Günter Verheugen: Nein. Es liegt in unserem Interesse, dieses wichtige Land an der Nahtstelle zwischen Europa und Asien fest an uns zu binden. Daran ändert die aktuelle Lage in der Türkei nichts. Im übrigen gilt in der EU, dass alle Völker Europas, die sich der EU anschließen wollen und dazu fähig sind, willkommen sind; und das wird weiterhin auch für die Türkei gelten, wenn auch gewiss nicht in ihrem heutigen Zustand.
Was wäre Ihr Ansatz für eine europäische Flüchtlingspolitik?

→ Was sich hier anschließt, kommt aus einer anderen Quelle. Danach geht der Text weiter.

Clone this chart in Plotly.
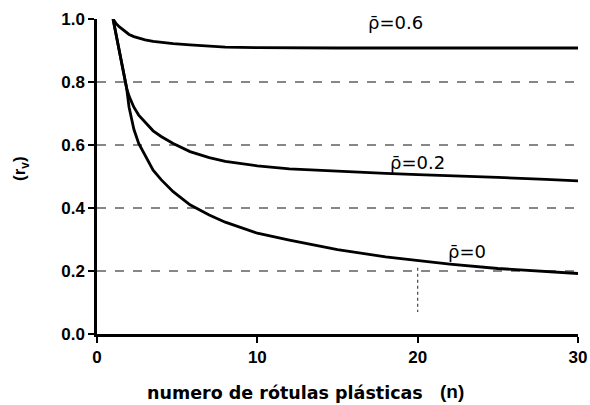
import plotly.graph_objects as go

# number of plastic hinges (n)
n_vals = [1, 1.2, 1.4, 1.6, 1.85, 2, 2.3, 2.6, 3, 3.5, 4, 4.75, 5.8, 7, 8, 10, 12, 15, 18, 20, 22, 25, 28, 30]
# r_v readings for each correlation
rv_rho00 = [1.0, 0.95, 0.895, 0.84, 0.78, 0.72, 0.65, 0.605, 0.565, 0.52, 0.49, 0.452, 0.41, 0.378, 0.355,
            0.32, 0.298, 0.268, 0.245, 0.234, 0.222, 0.208, 0.198, 0.192]
rv_rho02 = [1.0, 0.95, 0.895, 0.84, 0.78, 0.755, 0.72, 0.695, 0.673, 0.645, 0.627, 0.605, 0.579, 0.56, 0.548,
            0.534, 0.524, 0.516, 0.51, 0.506, 0.503, 0.497, 0.491, 0.486]
rv_rho06 = [1.0, 0.985, 0.975, 0.967, 0.957, 0.951, 0.944, 0.939, 0.934, 0.929, 0.926, 0.922, 0.918, 0.914, 0.911,
            0.909, 0.908, 0.908, 0.908, 0.908, 0.908, 0.908, 0.908, 0.908]

curve_labels = ["ρ̄=0.6", "ρ̄=0.2", "ρ̄=0"]
label_x = [18.6, 20.0, 23.1]
label_y = [0.99, 0.545, 0.262]

x_ticks = [0, 10, 20, 30]
y_ticks = [0.0, 0.2, 0.4, 0.6, 0.8, 1.0]
y_tick_text = ["<b>0.0</b>", "<b>0.2</b>", "<b>0.4</b>", "<b>0.6</b>", "<b>0.8</b>", "<b>1.0</b>"]
x_tick_text = ["<b>0</b>", "<b>10</b>", "<b>20</b>", "<b>30</b>"]
grid_levels = [0.2, 0.4, 0.6, 0.8]

fig = go.Figure()
for ys in (rv_rho06, rv_rho02, rv_rho00):
    fig.add_trace(go.Scatter(x=n_vals, y=ys, mode="lines",
                             line=dict(color="black", width=2.8),
                             showlegend=False, hoverinfo="skip"))

for g in grid_levels:
    fig.add_shape(type="line", xref="x", yref="y", x0=0, x1=30, y0=g, y1=g,
                  line=dict(color="#111", width=1.2, dash="dash"), layer="below")

# faint vertical dotted mark at n=20
fig.add_shape(type="line", xref="x", yref="y", x0=20, x1=20, y0=0.21, y1=0.07,
              line=dict(color="#444", width=1.2, dash="dot"))

for t, x, y in zip(curve_labels, label_x, label_y):
    fig.add_annotation(x=x, y=y, text=t, showarrow=False,
                       font=dict(family="DejaVu Sans", size=18, color="black"))

# axis titles
fig.add_annotation(xref="paper", yref="paper", x=(285 - 97) / 481, y=-(393 - 334) / 315,
                   text="<b>numero de rótulas plásticas</b>", showarrow=False,
                   xanchor="center", yanchor="middle",
                   font=dict(family="DejaVu Sans", size=17.5, color="black"))
fig.add_annotation(xref="paper", yref="paper", x=(452 - 97) / 481, y=-(391 - 334) / 315,
                   text="<b>(n)</b>", showarrow=False, xanchor="center", yanchor="middle",
                   font=dict(family="Liberation Sans", size=19, color="black"))
fig.add_annotation(xref="paper", yref="paper", x=-(97 - 21) / 481, y=(334 - 169) / 315,
                   text="<b>(r<sub>v</sub>)</b>", showarrow=False, textangle=-90,
                   xanchor="center", yanchor="middle",
                   font=dict(family="Liberation Sans", size=17, color="black"))

fig.update_layout(
    width=590, height=405,
    margin=dict(l=97, r=12, t=19, b=71, autoexpand=False),
    paper_bgcolor="white", plot_bgcolor="white",
    font=dict(family="Liberation Sans", color="black"),
    xaxis=dict(range=[0, 30], tickvals=x_ticks, ticktext=x_tick_text, ticks="outside", ticklen=6, tickwidth=2,
               tickcolor="black", showline=True, linecolor="black", linewidth=2.5, automargin=False,
               showgrid=False, zeroline=False, tickfont=dict(size=17, color="black")),
    yaxis=dict(range=[0, 1.0], tickvals=y_ticks, ticktext=y_tick_text, ticks="outside", ticklen=6,
               tickwidth=2, tickcolor="black", showline=True, linecolor="black", linewidth=2.5,
               automargin=False, showgrid=False, zeroline=False, tickfont=dict(size=17, color="black")),
)

fig.write_html("out.html")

Günter Verheugen: Dafür braucht es zwei Dinge: Erstens eine gemeinsame europäische Außen- und Sicherheitspolitik, die uns in die Lage versetzt, präventiv Konflikte einzudämmen, so dass Flüchtlingsströme gar nicht erst entstehen. Das funktioniert bisher nicht. Der Fall Syrien zeigt das ja ganz deutlich. Zum Zweiten: Es gibt Staaten in Europa, und Deutschland zählt dazu, die auf Einwanderung angewiesen sind. Die müssen sich als Einwanderungsländer definieren. Bei der Zuwanderung müssen wir selber entscheiden können, wer unter welchen Bedingungen zu uns kommt. Aber noch einmal: Unsere humanitäre Verantwortung gegenüber Kriegs- und Bürgerkriegsflüchtlingen bleibt davon unberührt. Wir hatten mehr als genug Zeit, um eine vernünftige Einwanderungspolitik zu entwickeln. Das wurde versäumt, und diesen Vorwurf muss man allen politischen Akteuren machen.
Wenn Sie Martin Schulz (dem Kanzlerkandidaten der SPD) einen Satz ins Poesiealbum schreiben dürften: Was wäre das?
Günter Verheugen: Lieber Martin, Du sollst nur das versprechen, was Du auch halten kannst.
Eine persönliche Frage: Haben Sie noch Verbindungen nach Franken?
Günter Verheugen: Ja natürlich, es war meine beste Entscheidung, für den Wahlkreis Kulmbach zu kandidieren. Da sind viele Bindungen geblieben, politisch und auch persönlich, viele Freundschaften, allen voran mit Inge Aureis. Ich freue mich schon darauf, am Freitag wieder einmal das echte fränkische rollende "R" zu hören.